If you're looking at Hawkeye tail lights for a 2014–2017 Infiniti Q50, you probably want two things: the look, and a clean install that doesn't turn into a weekend of chasing wiring gremlins. This guide covers both — fitment, step-by-step installation, the problems people actually run into, and how to avoid them.

  • Best fitment: 2014–2017 Q50 (pre-facelift tail light shape — confirm your year before ordering)
  • What changes: Rear-end signature at night, turn signal animation, and the overall presence of the car from behind
  • What doesn't change: Performance, fuel economy, or anything under the hood — and it won't fix electrical issues that already exist
  • Time to install: 1–2 hours for someone who's done trim work before; 2–3 hours if you're careful and first-time
  • Difficulty level: Beginner-friendly if you can use a socket wrench and plastic trim tools

Two product links upfront so you're looking at the right thing:

Note: availability and naming can vary by batch. If you're unsure which version fits your build goals, email support@squarewheelsauto.com — Lina handles this kind of pre-purchase question daily.

Who This Guide Is For (and Who Should Stop Here)

Good candidate: you want the Q50 to look newer from 50 feet back

Hawkeye-style animated tails are one of the highest visual ROI mods you can do to a Q50. The rear-end signature at night looks genuinely more modern — more premium than the stock units, without going full LED strip ricer. The sequential turn signal animation is the specific thing people notice first.

Good candidate: you're okay with basic trim work

If you can remove trunk liner panels, unplug OEM connectors, and reinstall everything without snapping plastic clips, you're in the right zone. This isn't a performance tune — it's panel removal and harness swapping. The hardest part is accessing the mounting hardware, not the wiring.

Stop here if you have existing electrical issues in the rear

If your current tail lights flicker, your trunk leaks water, or there's already an aftermarket wiring job back there that you don't fully understand — fix those problems first. New lights will inherit old problems.
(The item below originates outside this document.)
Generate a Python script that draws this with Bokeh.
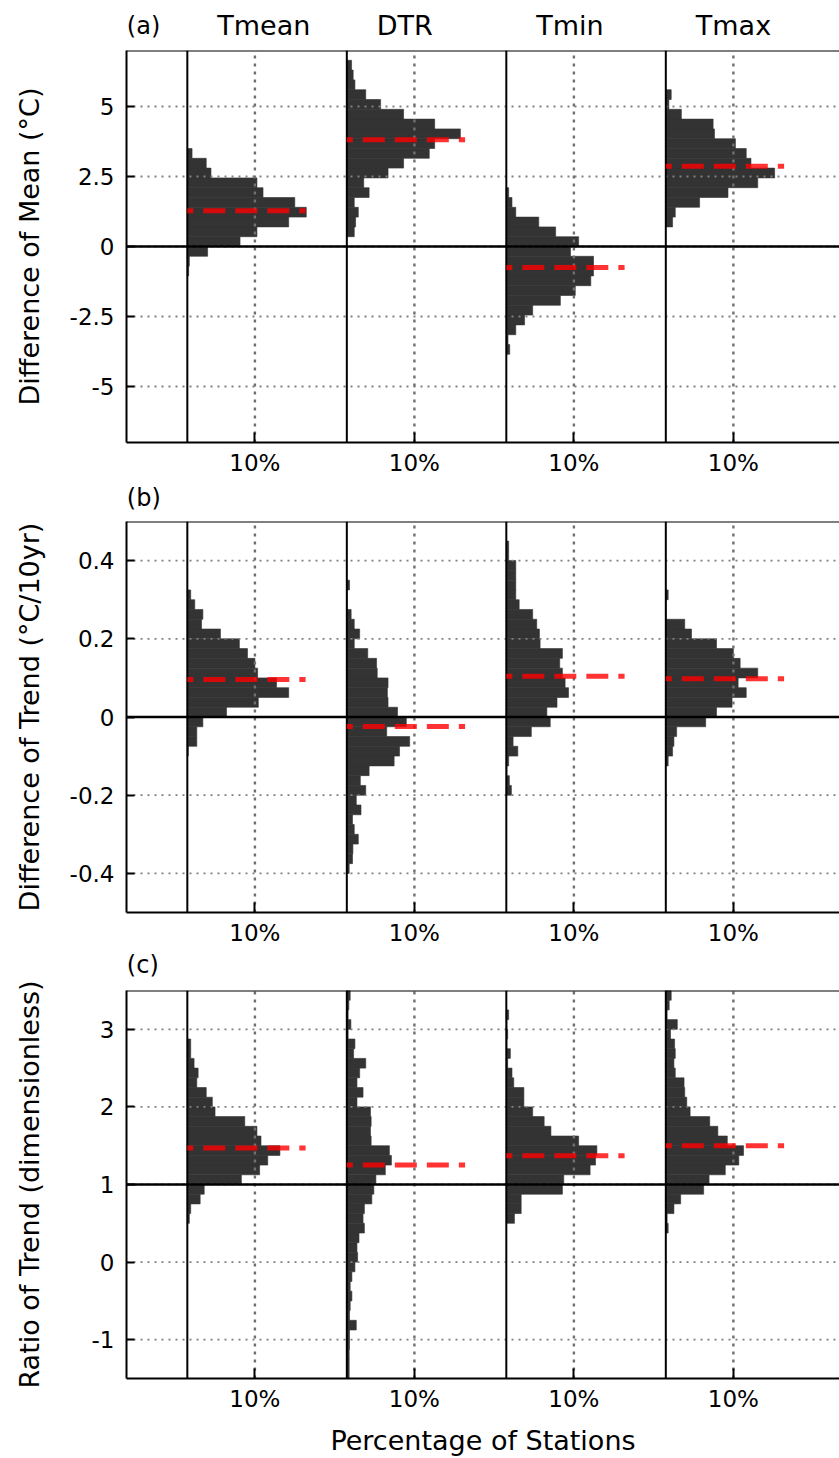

This is the #1 cause of "the lights don't work right" posts from people who skipped this step.

Stop here if you think this is a warranty-safe mod

Under the Magnuson-Moss Warranty Act, a dealer can't void your warranty just because you installed aftermarket parts — they'd have to prove your specific modification caused a specific failure. That said, some dealers will try. Know your rights, and keep receipts and photos of the install.

Fitment: What to Verify Before You Buy

The 2014–2017 shape is specific — confirm your year

The Q50 got a facelift in 2018 that changed the tail light shape and mounting points. If you have a 2018 or newer Q50, stop now and verify fitment before ordering — these lights are designed for the pre-facelift (2014–2017) body. The shape difference isn't subtle; the wrong lights won't fit.
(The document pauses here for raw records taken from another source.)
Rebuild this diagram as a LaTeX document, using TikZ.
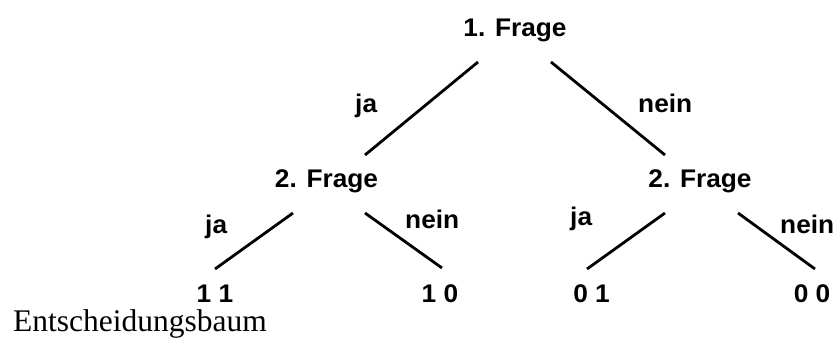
\documentclass[tikz,border=0pt]{standalone}
\usepackage{fontspec}
\newfontfamily\labfont[FakeStretch=1.03]{Liberation Sans Bold}
\newfontfamily\capfont{Liberation Serif}
\begin{document}
\begin{tikzpicture}[x=1bp,y=-1bp,
  lab/.style={inner sep=0pt,font=\labfont\fontsize{25.5bp}{28bp}\selectfont,anchor=base},
  edgelbl/.style={lab,anchor=base west},
  branch/.style={line width=2.8bp,black}]
\useasboundingbox (0,0) rectangle (836,338);
% question nodes
\node[lab] (n1) at (515,36) {1. Frage};
\node[lab] (n2L) at (326.5,187) {2. Frage};
\node[lab] (n2R) at (700,187) {2. Frage};
% leaves
\node[lab] (l11) at (215,302) {1 1};
\node[lab] (l10) at (440,302) {1 0};
\node[lab] (l01) at (591.5,302) {0 1};
\node[lab] (l00) at (812,302) {0 0};
% edge labels
\node[edgelbl] (ja1) at (355,112) {ja};
\node[edgelbl] (nein1) at (638,112) {nein};
\node[edgelbl] (ja2) at (205,233) {ja};
\node[edgelbl] (nein2) at (405,228) {nein};
\node[edgelbl] (ja3) at (570,225) {ja};
\node[edgelbl] (nein3) at (780,233) {nein};
% caption
\node[inner sep=0pt,anchor=base west,font=\capfont\fontsize{31.5bp}{36bp}\selectfont] (cap) at (13,331) {Entscheidungsbaum};
% branches
\draw[branch] ([shift={(-37,26)}]n1.base) -- ([shift={(38.5,-32)}]n2L.base);
\draw[branch] ([shift={(36,26)}]n1.base) -- ([shift={(-35,-32)}]n2R.base);
\draw[branch] ([shift={(-33.5,26)}]n2L.base) -- ([shift={(0,-33)}]l11.base);
\draw[branch] ([shift={(38.5,26)}]n2L.base) -- ([shift={(2,-34)}]l10.base);
\draw[branch] ([shift={(-35,26)}]n2R.base) -- ([shift={(-4.5,-33)}]l01.base);
\draw[branch] ([shift={(38,26)}]n2R.base) -- ([shift={(3,-33)}]l00.base);
\end{tikzpicture}
\end{document}
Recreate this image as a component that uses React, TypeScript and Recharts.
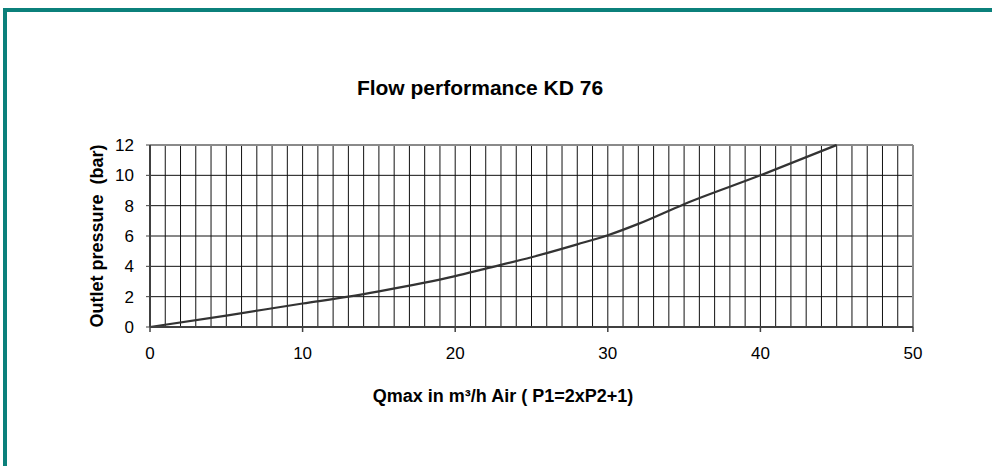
import { LineChart, Line, XAxis, YAxis, CartesianGrid, ReferenceLine } from 'recharts';

const flowRates = [0, 5, 10, 13, 15, 20, 22, 25, 28, 30, 32, 35, 40, 45];
const pressures = [0, 0.75, 1.55, 2.0, 2.35, 3.35, 3.85, 4.6, 5.45, 6.05, 6.8, 8.1, 10.0, 12.0];
const xTicks = Array.from({ length: 51 }, (_, i) => i);
const yTicks = [0, 2, 4, 6, 8, 10, 12];

const data = flowRates.map((q, i) => ({ q, p: pressures[i] }));

const FONT = '"Liberation Sans", Arial, Helvetica, sans-serif';

const XTick = (props: any) => {
  const { x, y, payload } = props;
  if (payload.value % 10 !== 0) return <g />;
  return (
    <g>
      <line x1={x} x2={x} y1={y - 5} y2={y} stroke="#404040" strokeWidth={1.5} />
      <text x={x} y={y + 27} textAnchor="middle" fontSize={17} fill="#000" fontFamily={FONT}>
        {payload.value}
      </text>
    </g>
  );
};

export default function App() {
  return (
    <div style={{ position: 'absolute', left: 0, top: 0, width: 992, height: 466, background: '#fff', overflow: 'hidden', fontFamily: FONT }}>
      <div style={{ position: 'absolute', left: 3, top: 8, width: 989, height: 4, background: '#0b807b' }} />
      <div style={{ position: 'absolute', left: 3, top: 8, width: 4, height: 458, background: '#0b807b' }} />
      <div style={{ position: 'absolute', left: 280, width: 400, top: 75, textAlign: 'center', fontWeight: 'bold', fontSize: 21, lineHeight: '26px' }}>
        Flow performance KD 76
      </div>
      <div style={{ position: 'absolute', left: 303, width: 400, top: 384, textAlign: 'center', fontWeight: 'bold', fontSize: 18, lineHeight: '24px' }}>
        Qmax in m³/h Air ( P1=2xP2+1)
      </div>
      <div style={{ position: 'absolute', left: 97 - 150, width: 300, top: 236 - 12, textAlign: 'center', fontWeight: 'bold', fontSize: 18, lineHeight: '24px', transform: 'rotate(-90deg)', transformOrigin: '150px 12px', whiteSpace: 'pre' }}>
        {'Outlet pressure  (bar)'}
      </div>
      <div style={{ position: 'absolute', left: 0, top: 0 }}>
        <LineChart width={992} height={466} data={data} margin={{ top: 145, right: 79, bottom: 109, left: 90 }}>
          <CartesianGrid stroke="#111" strokeWidth={1} />
          <XAxis
            dataKey="q"
            type="number"
            domain={[0, 50]}
            ticks={xTicks}
            interval={0}
            tickLine={false}
            tickSize={5}
            tickMargin={0}
            tick={<XTick />}
            axisLine={{ stroke: '#404040', strokeWidth: 2 }}
            height={30}
          />
          <YAxis
            type="number"
            domain={[0, 12]}
            ticks={yTicks}
            interval={0}
            width={60}
            tickSize={4}
            tickMargin={12}
            tickLine={{ stroke: '#404040' }}
            tick={{ fontSize: 17, fill: '#000', fontFamily: FONT }}
            axisLine={{ stroke: '#404040', strokeWidth: 2 }}
          />
          <ReferenceLine y={12} stroke="#8a8a8a" strokeWidth={2} />
          <ReferenceLine x={50} stroke="#8a8a8a" strokeWidth={2} />
          <Line
            type="monotone"
            dataKey="p"
            stroke="#333"
            strokeWidth={2.2}
            dot={false}
            isAnimationActive={false}
          />
        </LineChart>
      </div>
    </div>
  );
}
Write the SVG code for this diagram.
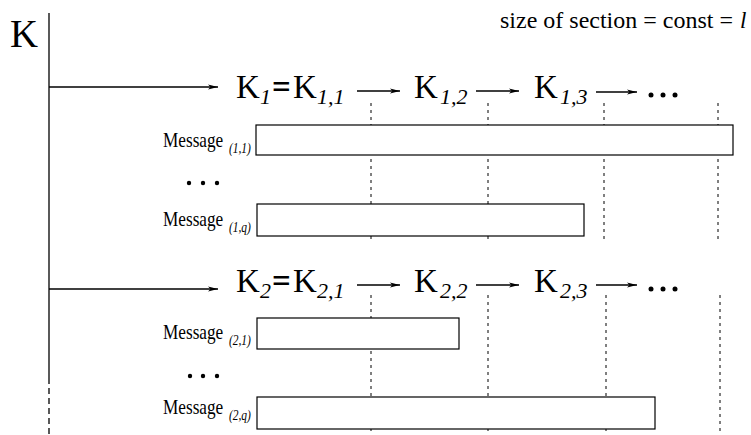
<svg xmlns="http://www.w3.org/2000/svg" width="751" height="435" viewBox="0 0 751 435">
<style>
text{font-family:"Liberation Serif","Times New Roman",serif;fill:#000}
.big{font-size:33px}
.sub{font-size:22px;font-style:italic}
.msg{font-size:21px}
.msub{font-size:14px;font-style:italic}
.box{fill:#fff;stroke:#000;stroke-width:1.2}
.ln{stroke:#000;stroke-width:1.3;fill:none}
.dash{stroke:#000;stroke-width:1;stroke-dasharray:3 4;fill:none}
</style>
<defs>
<marker id="ah" viewBox="0 0 10 6" refX="10" refY="3" markerWidth="11" markerHeight="6" markerUnits="userSpaceOnUse" orient="auto">
<path d="M0,0.5 L10,3 L0,5.5 L2.5,3 Z" fill="#000"/>
</marker>
</defs>
<g id="title">
<text x="500" y="28" font-size="23" textLength="233" lengthAdjust="spacingAndGlyphs">size of section = const  = </text>
<text x="740" y="28" font-size="23" font-style="italic">l</text>
</g>
<g id="axis">
<text x="10" y="47" font-size="40" textLength="28" lengthAdjust="spacingAndGlyphs">K</text>
</g>
<g id="connectors">
<line class="ln" x1="49" y1="13" x2="49" y2="378"/>
<line class="ln" x1="49" y1="378" x2="49" y2="435" stroke-dasharray="6 4"/>
<line class="ln" x1="49" y1="87" x2="218" y2="87" marker-end="url(#ah)"/>
<line class="ln" x1="49" y1="289" x2="218" y2="289" marker-end="url(#ah)"/>
<line class="ln" x1="357" y1="91" x2="400" y2="91" marker-end="url(#ah)"/>
<line class="ln" x1="476" y1="91" x2="519" y2="91" marker-end="url(#ah)"/>
<line class="ln" x1="596" y1="92" x2="637" y2="92" marker-end="url(#ah)"/>
<line class="ln" x1="357" y1="285" x2="400" y2="285" marker-end="url(#ah)"/>
<line class="ln" x1="476" y1="285" x2="519" y2="285" marker-end="url(#ah)"/>
<line class="ln" x1="596" y1="285" x2="637" y2="285" marker-end="url(#ah)"/>
<line class="dash" x1="371" y1="103" x2="371" y2="240"/>
<line class="dash" x1="488" y1="103" x2="488" y2="240"/>
<line class="dash" x1="604" y1="103" x2="604" y2="240"/>
<line class="dash" x1="718" y1="103" x2="718" y2="240"/>
<line class="dash" x1="371" y1="295" x2="371" y2="435"/>
<line class="dash" x1="488" y1="295" x2="488" y2="435"/>
<line class="dash" x1="606" y1="295" x2="606" y2="435"/>
<line class="dash" x1="720" y1="295" x2="720" y2="435"/>
</g>
<g id="row1">
<text class="big" x="236" y="98">K</text><text class="sub" x="260" y="104">1</text>
<text class="big" x="272" y="98" font-weight="bold">=</text>
<text class="big" x="293" y="98">K</text><text class="sub" x="317" y="104">1,1</text>
<text class="big" x="414" y="98">K</text><text class="sub" x="440" y="104">1,2</text>
<text class="big" x="534" y="98">K</text><text class="sub" x="560" y="104">1,3</text>
<circle cx="651" cy="95" r="2.5"/><circle cx="663" cy="95" r="2.5"/><circle cx="675" cy="95" r="2.5"/>
</g>
<g id="row2">
<text class="big" x="236" y="292">K</text><text class="sub" x="260" y="298">2</text>
<text class="big" x="272" y="292" font-weight="bold">=</text>
<text class="big" x="293" y="292">K</text><text class="sub" x="317" y="298">2,1</text>
<text class="big" x="414" y="292">K</text><text class="sub" x="440" y="298">2,2</text>
<text class="big" x="534" y="292">K</text><text class="sub" x="560" y="298">2,3</text>
<circle cx="651" cy="289" r="2.5"/><circle cx="663" cy="289" r="2.5"/><circle cx="675" cy="289" r="2.5"/>
</g>
<g id="msg11">
<text class="msg" transform="translate(163,147) scale(0.82,1)">Message<tspan class="msub" dx="7" dy="6">(1,1)</tspan></text>
<rect class="box" x="256" y="125" width="477" height="30"/>
</g>
<g id="dots1">
<circle cx="189" cy="183" r="2.2"/><circle cx="203" cy="183" r="2.2"/><circle cx="217" cy="183" r="2.2"/>
</g>
<g id="msg1q">
<text class="msg" transform="translate(163,226) scale(0.82,1)">Message<tspan class="msub" dx="7" dy="6">(1,q)</tspan></text>
<rect class="box" x="257" y="204" width="327" height="32"/>
</g>
<g id="msg21">
<text class="msg" transform="translate(163,339) scale(0.82,1)">Message<tspan class="msub" dx="7" dy="6">(2,1)</tspan></text>
<rect class="box" x="257" y="318" width="202" height="31"/>
</g>
<g id="dots2">
<circle cx="190" cy="376" r="2.2"/><circle cx="203" cy="376" r="2.2"/><circle cx="217" cy="376" r="2.2"/>
</g>
<g id="msg2q">
<text class="msg" transform="translate(163,414) scale(0.82,1)">Message<tspan class="msub" dx="7" dy="6">(2,q)</tspan></text>
<rect class="box" x="257" y="397" width="398" height="32"/>
</g>
</svg>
Quick check: if you have the Q50 with the "swept" lower tail light that curves into the bumper at an angle, that's the pre-facelift shape. If your tail lights are more squared off and sit flush with a flatter bumper edge, that's the post-facelift. When in doubt, check your VIN against the model year or send a photo to support.

Two-piece setup per side — confirm your kit includes everything

The Q50's tail lights are a two-piece assembly per side: one unit mounts in the quarter panel (the main visible piece from behind), and one unit mounts in the trunk lid (the inner piece that shows when the trunk is open and provides the full "strip" look when lit). A complete kit includes four total assemblies plus harnesses.

If your kit shows up with only two pieces, something is wrong. Check the packing list and contact support before starting the install.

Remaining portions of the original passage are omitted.